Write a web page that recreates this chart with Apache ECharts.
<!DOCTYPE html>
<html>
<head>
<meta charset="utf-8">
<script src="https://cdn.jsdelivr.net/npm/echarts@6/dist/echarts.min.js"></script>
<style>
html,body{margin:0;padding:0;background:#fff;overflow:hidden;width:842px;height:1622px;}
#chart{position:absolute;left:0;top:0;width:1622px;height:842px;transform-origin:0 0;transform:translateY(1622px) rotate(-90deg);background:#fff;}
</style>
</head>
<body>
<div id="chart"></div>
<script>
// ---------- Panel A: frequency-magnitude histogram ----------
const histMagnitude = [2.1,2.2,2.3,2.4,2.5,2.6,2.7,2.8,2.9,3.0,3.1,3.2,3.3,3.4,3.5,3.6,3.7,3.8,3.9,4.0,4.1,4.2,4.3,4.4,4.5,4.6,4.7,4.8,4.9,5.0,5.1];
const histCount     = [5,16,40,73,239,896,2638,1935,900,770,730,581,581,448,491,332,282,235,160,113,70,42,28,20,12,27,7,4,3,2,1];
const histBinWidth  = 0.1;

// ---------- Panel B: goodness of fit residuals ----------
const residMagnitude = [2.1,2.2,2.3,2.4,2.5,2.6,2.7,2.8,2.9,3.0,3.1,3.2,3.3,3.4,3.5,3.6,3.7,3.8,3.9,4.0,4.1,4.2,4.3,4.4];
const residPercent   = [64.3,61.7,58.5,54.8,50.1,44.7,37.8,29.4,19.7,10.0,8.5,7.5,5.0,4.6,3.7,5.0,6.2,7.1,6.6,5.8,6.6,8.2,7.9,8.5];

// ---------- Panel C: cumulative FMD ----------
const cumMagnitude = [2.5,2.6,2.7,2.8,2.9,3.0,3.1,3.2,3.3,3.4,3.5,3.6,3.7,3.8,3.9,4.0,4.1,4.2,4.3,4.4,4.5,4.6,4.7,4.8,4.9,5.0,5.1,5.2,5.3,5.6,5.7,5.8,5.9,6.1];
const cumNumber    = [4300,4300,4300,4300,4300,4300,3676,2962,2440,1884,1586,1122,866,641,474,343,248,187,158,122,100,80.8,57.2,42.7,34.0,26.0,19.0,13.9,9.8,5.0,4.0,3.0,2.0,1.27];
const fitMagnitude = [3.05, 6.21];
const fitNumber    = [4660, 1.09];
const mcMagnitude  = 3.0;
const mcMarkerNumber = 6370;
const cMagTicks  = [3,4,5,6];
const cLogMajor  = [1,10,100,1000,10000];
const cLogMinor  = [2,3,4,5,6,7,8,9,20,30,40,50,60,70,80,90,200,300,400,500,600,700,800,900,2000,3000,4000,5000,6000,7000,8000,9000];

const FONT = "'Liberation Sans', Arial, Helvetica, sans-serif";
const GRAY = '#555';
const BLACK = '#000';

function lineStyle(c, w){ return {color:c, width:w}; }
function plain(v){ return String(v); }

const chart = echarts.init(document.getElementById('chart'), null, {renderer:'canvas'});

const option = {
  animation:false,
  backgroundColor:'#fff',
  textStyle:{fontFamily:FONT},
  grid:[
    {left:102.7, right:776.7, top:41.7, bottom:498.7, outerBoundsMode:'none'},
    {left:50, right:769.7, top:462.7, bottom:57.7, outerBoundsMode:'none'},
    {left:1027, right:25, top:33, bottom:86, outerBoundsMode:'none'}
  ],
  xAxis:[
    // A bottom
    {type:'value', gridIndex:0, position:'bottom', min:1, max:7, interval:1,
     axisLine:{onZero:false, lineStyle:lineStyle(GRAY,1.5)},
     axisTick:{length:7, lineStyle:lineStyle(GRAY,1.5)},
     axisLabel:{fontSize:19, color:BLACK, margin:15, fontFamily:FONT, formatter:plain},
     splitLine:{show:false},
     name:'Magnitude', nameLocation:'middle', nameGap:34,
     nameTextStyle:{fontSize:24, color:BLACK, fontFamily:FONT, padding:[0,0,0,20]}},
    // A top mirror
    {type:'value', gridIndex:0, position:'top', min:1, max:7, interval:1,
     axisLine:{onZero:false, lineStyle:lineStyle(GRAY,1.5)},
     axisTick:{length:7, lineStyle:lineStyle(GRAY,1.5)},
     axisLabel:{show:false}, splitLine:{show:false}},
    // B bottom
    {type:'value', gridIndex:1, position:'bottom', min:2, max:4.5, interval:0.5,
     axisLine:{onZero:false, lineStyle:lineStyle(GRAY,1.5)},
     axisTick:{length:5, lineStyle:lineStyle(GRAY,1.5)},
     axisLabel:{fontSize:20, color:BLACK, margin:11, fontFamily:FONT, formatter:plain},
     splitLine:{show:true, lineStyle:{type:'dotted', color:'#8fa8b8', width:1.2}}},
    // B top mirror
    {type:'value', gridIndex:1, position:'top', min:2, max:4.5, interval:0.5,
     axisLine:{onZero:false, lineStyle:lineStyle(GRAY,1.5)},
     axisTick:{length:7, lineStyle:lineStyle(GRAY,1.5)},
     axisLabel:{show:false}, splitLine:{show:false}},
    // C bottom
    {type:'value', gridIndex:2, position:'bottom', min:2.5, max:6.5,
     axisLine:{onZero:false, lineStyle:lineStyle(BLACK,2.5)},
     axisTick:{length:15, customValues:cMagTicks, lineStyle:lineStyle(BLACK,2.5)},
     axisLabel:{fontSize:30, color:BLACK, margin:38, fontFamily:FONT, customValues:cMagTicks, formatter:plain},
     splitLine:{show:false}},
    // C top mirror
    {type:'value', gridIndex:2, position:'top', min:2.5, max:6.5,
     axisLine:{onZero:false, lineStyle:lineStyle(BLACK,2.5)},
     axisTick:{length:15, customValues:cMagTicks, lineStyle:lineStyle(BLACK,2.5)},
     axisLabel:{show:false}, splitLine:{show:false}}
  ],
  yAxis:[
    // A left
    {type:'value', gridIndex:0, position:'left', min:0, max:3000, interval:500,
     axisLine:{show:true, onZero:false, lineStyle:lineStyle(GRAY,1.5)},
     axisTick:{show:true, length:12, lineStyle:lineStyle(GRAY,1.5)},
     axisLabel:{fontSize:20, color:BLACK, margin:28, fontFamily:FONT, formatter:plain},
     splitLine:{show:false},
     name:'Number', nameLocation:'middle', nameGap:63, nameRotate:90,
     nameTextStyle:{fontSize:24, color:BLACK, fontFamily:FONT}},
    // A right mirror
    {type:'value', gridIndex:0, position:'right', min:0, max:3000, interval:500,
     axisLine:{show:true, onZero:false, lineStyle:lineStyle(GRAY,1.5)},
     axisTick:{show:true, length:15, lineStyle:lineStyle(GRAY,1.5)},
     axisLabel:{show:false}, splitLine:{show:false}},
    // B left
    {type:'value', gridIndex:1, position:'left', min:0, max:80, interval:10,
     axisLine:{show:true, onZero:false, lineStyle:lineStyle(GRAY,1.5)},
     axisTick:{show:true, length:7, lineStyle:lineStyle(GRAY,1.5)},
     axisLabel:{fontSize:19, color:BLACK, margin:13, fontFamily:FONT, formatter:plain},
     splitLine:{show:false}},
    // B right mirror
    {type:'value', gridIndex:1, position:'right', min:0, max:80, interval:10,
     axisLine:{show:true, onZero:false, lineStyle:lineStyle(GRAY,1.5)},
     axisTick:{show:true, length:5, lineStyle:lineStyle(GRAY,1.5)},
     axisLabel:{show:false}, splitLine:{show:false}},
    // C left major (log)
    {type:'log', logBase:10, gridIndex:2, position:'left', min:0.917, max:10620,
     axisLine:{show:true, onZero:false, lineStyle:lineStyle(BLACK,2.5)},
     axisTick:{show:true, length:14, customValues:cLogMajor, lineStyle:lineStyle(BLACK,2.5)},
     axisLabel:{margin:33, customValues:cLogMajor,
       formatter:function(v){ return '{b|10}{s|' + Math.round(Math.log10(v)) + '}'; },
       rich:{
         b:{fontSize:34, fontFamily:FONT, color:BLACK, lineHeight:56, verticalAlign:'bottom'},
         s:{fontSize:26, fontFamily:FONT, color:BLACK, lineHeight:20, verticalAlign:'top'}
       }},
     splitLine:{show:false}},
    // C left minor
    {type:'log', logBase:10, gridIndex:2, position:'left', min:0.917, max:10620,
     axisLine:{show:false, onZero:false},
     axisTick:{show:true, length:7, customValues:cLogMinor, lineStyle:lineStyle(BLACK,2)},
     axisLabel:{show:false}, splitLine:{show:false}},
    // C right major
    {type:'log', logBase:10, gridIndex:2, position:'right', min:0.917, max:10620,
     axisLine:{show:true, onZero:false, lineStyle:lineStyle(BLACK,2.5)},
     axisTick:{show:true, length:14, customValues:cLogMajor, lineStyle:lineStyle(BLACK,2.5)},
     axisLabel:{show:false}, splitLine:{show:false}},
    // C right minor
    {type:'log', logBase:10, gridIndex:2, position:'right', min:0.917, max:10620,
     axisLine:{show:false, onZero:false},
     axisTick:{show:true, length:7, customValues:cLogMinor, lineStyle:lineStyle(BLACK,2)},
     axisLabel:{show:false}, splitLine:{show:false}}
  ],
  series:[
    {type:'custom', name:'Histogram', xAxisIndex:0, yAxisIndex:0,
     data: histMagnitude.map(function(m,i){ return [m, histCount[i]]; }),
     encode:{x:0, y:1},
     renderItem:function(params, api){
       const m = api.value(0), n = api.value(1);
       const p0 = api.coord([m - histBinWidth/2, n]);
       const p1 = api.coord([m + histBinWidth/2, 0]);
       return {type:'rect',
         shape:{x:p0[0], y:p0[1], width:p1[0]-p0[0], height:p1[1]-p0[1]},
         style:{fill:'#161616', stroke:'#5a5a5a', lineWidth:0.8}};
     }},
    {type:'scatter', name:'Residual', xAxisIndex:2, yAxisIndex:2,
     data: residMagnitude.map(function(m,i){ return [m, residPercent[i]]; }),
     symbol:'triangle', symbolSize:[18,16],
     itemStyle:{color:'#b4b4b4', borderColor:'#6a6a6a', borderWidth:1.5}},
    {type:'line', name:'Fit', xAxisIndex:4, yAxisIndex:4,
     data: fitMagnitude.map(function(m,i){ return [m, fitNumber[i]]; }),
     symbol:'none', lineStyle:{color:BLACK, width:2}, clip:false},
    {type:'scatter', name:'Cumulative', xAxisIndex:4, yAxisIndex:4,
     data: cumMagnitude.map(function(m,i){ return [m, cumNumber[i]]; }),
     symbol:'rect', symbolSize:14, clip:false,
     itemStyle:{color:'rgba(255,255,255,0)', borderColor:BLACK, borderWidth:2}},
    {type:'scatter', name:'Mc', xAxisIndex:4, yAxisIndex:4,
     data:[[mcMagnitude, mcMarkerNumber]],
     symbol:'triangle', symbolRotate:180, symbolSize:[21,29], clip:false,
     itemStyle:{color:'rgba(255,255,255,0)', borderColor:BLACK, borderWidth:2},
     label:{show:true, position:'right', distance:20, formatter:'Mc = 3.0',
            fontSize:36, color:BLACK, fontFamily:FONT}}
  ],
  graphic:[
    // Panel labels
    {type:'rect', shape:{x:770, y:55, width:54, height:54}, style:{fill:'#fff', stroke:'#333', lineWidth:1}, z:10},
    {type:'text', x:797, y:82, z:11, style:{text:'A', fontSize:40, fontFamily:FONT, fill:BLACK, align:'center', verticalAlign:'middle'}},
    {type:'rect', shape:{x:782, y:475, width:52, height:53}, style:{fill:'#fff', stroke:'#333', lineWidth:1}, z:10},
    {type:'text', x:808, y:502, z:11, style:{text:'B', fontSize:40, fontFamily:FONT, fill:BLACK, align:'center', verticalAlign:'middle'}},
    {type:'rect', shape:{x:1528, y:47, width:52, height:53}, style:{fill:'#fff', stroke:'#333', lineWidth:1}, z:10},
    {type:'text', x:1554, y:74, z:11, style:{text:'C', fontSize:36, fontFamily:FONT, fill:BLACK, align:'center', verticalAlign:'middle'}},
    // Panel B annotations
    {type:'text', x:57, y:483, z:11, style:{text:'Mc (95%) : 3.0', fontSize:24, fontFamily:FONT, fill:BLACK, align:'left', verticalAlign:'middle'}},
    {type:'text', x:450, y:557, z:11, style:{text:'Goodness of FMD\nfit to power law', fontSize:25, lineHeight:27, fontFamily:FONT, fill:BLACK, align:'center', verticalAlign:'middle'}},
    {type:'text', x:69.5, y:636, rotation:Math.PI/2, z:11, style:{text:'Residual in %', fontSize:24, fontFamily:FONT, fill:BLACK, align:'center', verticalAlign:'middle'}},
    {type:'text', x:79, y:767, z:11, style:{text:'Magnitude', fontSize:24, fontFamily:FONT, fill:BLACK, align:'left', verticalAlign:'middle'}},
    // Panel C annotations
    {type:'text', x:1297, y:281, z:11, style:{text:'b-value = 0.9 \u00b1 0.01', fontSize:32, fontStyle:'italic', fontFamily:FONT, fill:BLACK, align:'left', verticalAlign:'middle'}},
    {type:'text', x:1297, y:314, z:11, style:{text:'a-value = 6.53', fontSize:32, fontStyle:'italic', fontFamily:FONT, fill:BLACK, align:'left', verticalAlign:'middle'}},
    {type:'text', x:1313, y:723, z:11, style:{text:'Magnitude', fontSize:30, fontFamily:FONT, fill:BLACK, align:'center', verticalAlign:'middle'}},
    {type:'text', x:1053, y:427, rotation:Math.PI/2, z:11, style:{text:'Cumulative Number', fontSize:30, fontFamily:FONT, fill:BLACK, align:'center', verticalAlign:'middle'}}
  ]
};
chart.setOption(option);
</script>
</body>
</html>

__________________________________________________

Exercise –
Return the opening line of the data and every line after it through the line containing "const BLACK = '#000';", please, exactly as written and with nothing added.

Task response –
Write a web page that recreates this chart with Apache ECharts.
<!DOCTYPE html>
<html>
<head>
<meta charset="utf-8">
<script src="https://cdn.jsdelivr.net/npm/echarts@6/dist/echarts.min.js"></script>
<style>
html,body{margin:0;padding:0;background:#fff;overflow:hidden;width:842px;height:1622px;}
#chart{position:absolute;left:0;top:0;width:1622px;height:842px;transform-origin:0 0;transform:translateY(1622px) rotate(-90deg);background:#fff;}
</style>
</head>
<body>
<div id="chart"></div>
<script>
// ---------- Panel A: frequency-magnitude histogram ----------
const histMagnitude = [2.1,2.2,2.3,2.4,2.5,2.6,2.7,2.8,2.9,3.0,3.1,3.2,3.3,3.4,3.5,3.6,3.7,3.8,3.9,4.0,4.1,4.2,4.3,4.4,4.5,4.6,4.7,4.8,4.9,5.0,5.1];
const histCount     = [5,16,40,73,239,896,2638,1935,900,770,730,581,581,448,491,332,282,235,160,113,70,42,28,20,12,27,7,4,3,2,1];
const histBinWidth  = 0.1;

// ---------- Panel B: goodness of fit residuals ----------
const residMagnitude = [2.1,2.2,2.3,2.4,2.5,2.6,2.7,2.8,2.9,3.0,3.1,3.2,3.3,3.4,3.5,3.6,3.7,3.8,3.9,4.0,4.1,4.2,4.3,4.4];
const residPercent   = [64.3,61.7,58.5,54.8,50.1,44.7,37.8,29.4,19.7,10.0,8.5,7.5,5.0,4.6,3.7,5.0,6.2,7.1,6.6,5.8,6.6,8.2,7.9,8.5];

// ---------- Panel C: cumulative FMD ----------
const cumMagnitude = [2.5,2.6,2.7,2.8,2.9,3.0,3.1,3.2,3.3,3.4,3.5,3.6,3.7,3.8,3.9,4.0,4.1,4.2,4.3,4.4,4.5,4.6,4.7,4.8,4.9,5.0,5.1,5.2,5.3,5.6,5.7,5.8,5.9,6.1];
const cumNumber    = [4300,4300,4300,4300,4300,4300,3676,2962,2440,1884,1586,1122,866,641,474,343,248,187,158,122,100,80.8,57.2,42.7,34.0,26.0,19.0,13.9,9.8,5.0,4.0,3.0,2.0,1.27];
const fitMagnitude = [3.05, 6.21];
const fitNumber    = [4660, 1.09];
const mcMagnitude  = 3.0;
const mcMarkerNumber = 6370;
const cMagTicks  = [3,4,5,6];
const cLogMajor  = [1,10,100,1000,10000];
const cLogMinor  = [2,3,4,5,6,7,8,9,20,30,40,50,60,70,80,90,200,300,400,500,600,700,800,900,2000,3000,4000,5000,6000,7000,8000,9000];

const FONT = "'Liberation Sans', Arial, Helvetica, sans-serif";
const GRAY = '#555';
const BLACK = '#000';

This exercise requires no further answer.